É importante que se diga que a idéia da imposição de um tipo de ensino entra em contradição com a liberdade de opção religiosa que deve ser uma escolha, antes, da família e, mais tarde, do próprio indivíduo. Num estado de composição extremamente complexa (felizmente), em que convivem adeptos das mais diferentes correntes religiosas, é fundamental que a escola, notadamente a pública, se apresente como um espaço de consenso e não de dissenso.
Não somos, é claro, contrários à educação religiosa, desde que feita no espaço de cada templo religioso e de forma voluntária. Há ainda as famílias que fazem a opção pelas escolas confessionais, o que nos parece válido e legítimo... para quem fez a opção.
Poder-se-ia argumentar que todas as religiões poderiam oferecer o ensino religioso nas escolas públicas. Isto seria de todo impossível. Imagine-se uma classe de 40 alunos dividida em 20 católicos, dois batistas, três muçulmanos, quatro espíritas, um judeu, dois adeptos da Igreja Universal do Reino de Deus, um mórmon e assim por diante.
Onde encontrar classes para colocar cada grupo com seus professores? Onde encontrar professores pedagogicamente preparados de acordo com o projeto educacional da escola e com os valores da religião a ser ensinada? E, finalmente, mas não por último, onde encontrar dinheiro para pagar os professores?
Na verdade, é de se temer que apenas uma religião, majoritária, acabe podendo desenvolver o seu trabalho de doutrinação, o que, salvo melhor juízo, entraria em contradição com postulados básicos de uma democracia moderna sobre a igualdade de direitos e sobre proibir-se qualquer tipo de discriminação, inclusive a religiosa.

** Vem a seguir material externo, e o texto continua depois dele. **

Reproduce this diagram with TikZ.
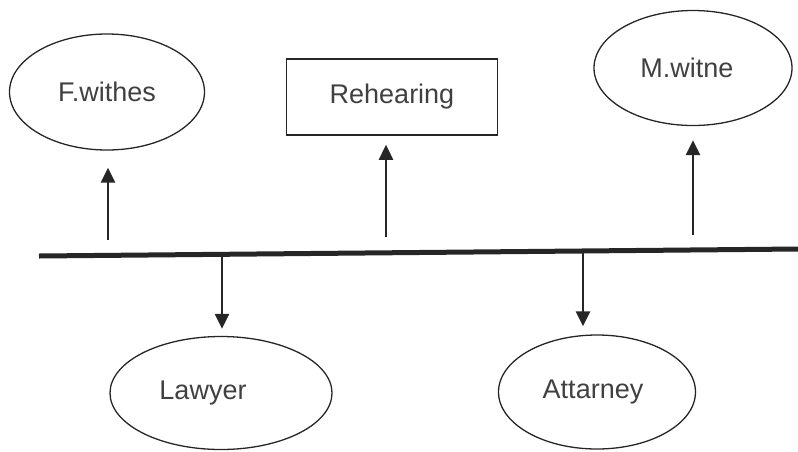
\documentclass[tikz,border=0pt]{standalone}
\usepackage{fontspec}
\setmainfont{Liberation Sans}
\usetikzlibrary{shapes.geometric,arrows.meta}

\begin{document}
\begin{tikzpicture}[x=1pt,y=-1pt,>={Triangle[length=15pt,width=14pt]},
  oval/.style={ellipse,draw=black!85,line width=1.3pt,inner sep=0pt},
  box/.style={rectangle,draw=black!85,line width=1.5pt,inner sep=0pt},
  arr/.style={->,draw=black!85,fill=black!85,line width=2.4pt},
  every node/.style={font=\fontsize{27}{32}\selectfont,text=black!75}]
 \useasboundingbox (0,0) rectangle (798,451);
 % upper row
 \node[oval,minimum width=195pt,minimum height=116pt] (fw) at (107,92) {F.withes};
 \node[box,minimum width=211pt,minimum height=76pt] (rh) at (392,97) {Rehearing};
 \node[oval,minimum width=198pt,minimum height=115pt] (mw) at (693,68) {M.witne\hspace*{12pt}};
 % lower row
 \node[oval,minimum width=222pt,minimum height=113pt] (lw) at (221,393) {Lawyer\hspace*{36pt}};
 \node[oval,minimum width=197pt,minimum height=114pt] (at) at (597,392) {Attarney\hspace*{8pt}};
 % main line
 \coordinate (L) at (39,256);
 \coordinate (R) at (798,249);
 \draw[line width=5pt,black!85] (L)--(R);
 \coordinate (t1) at (108,240);
 \coordinate (t2) at (386,237);
 \coordinate (t3) at (693,235);
 \coordinate (d1) at (222,254);
 \coordinate (d2) at (583,251);
 \draw[arr,shorten >=17pt] (t1)--(t1 |- fw.south);
 \draw[arr,shorten >=9pt] (t2)--(t2 |- rh.south);
 \draw[arr,shorten >=14pt] (t3)--(t3 |- mw.south);
 \draw[arr,shorten >=7pt] (d1)--(d1 |- lw.north);
 \draw[arr,shorten >=8pt] (d2)--(d2 |- at.north);
\end{tikzpicture}
\end{document}
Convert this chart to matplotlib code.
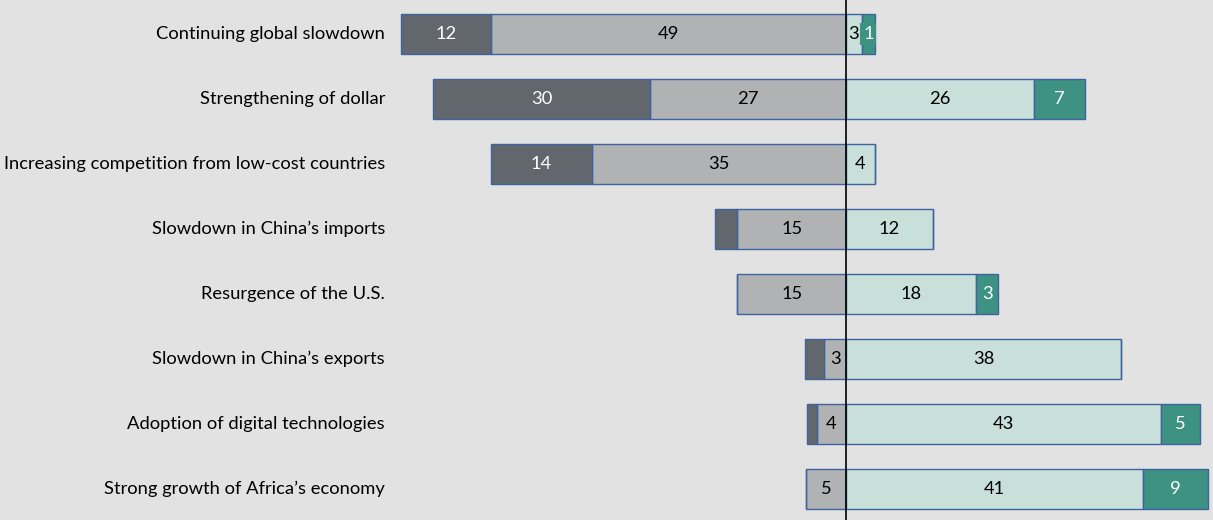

Pode-se alegar que, mesmo na hipótese de aula de educação de uma única religião, assiste quem quer e quem não quer fica fora da aula. Contra esse argumento permito-me lembrar meu tempo de aluno de colégio de Estado, num tempo em que havia aula da matéria então chamada religião.
Quando o padre entrava na sala de aula e começava com uma oração, eu, que havia saído de uma partida de futebol ou de jogo de botão, eu, que me sentira até então como um do grupo, como um legítimo e integrado membro da comunidade de professores e alunos (e todos sabemos o quanto isso é importante para a criança ou para o adolescente), eu saía cabisbaixo, concentrado, o rabo entre as pernas, sentindo-me um estranho no ninho, um deslocado, de fora.
Já adulto, trocando lembranças com amigos de outras religiões minoritárias, vi que meus sentimentos eram partilhados por todos aqueles que tinham vivido experiência semelhante. Provavelmente por conta disso é que as aulas de religião se deslocaram da escola pública para os cursos junto às igrejas e templos assim como as escolas sabidamente confessionais.
Num país plural como o nosso, em que a luta contra a discriminação e o preconceito é condição essencial para a construção de uma grande nação efetivamente democrática, talvez convenha, antes de mais nada, lidar com os preconceitos que ainda afetam boa parte de nossa população em vez de, com a melhor das intenções, criar condições para acirrar os divisores já existentes no próprio lugar em que melhor deveriam ser combatidos: a escola.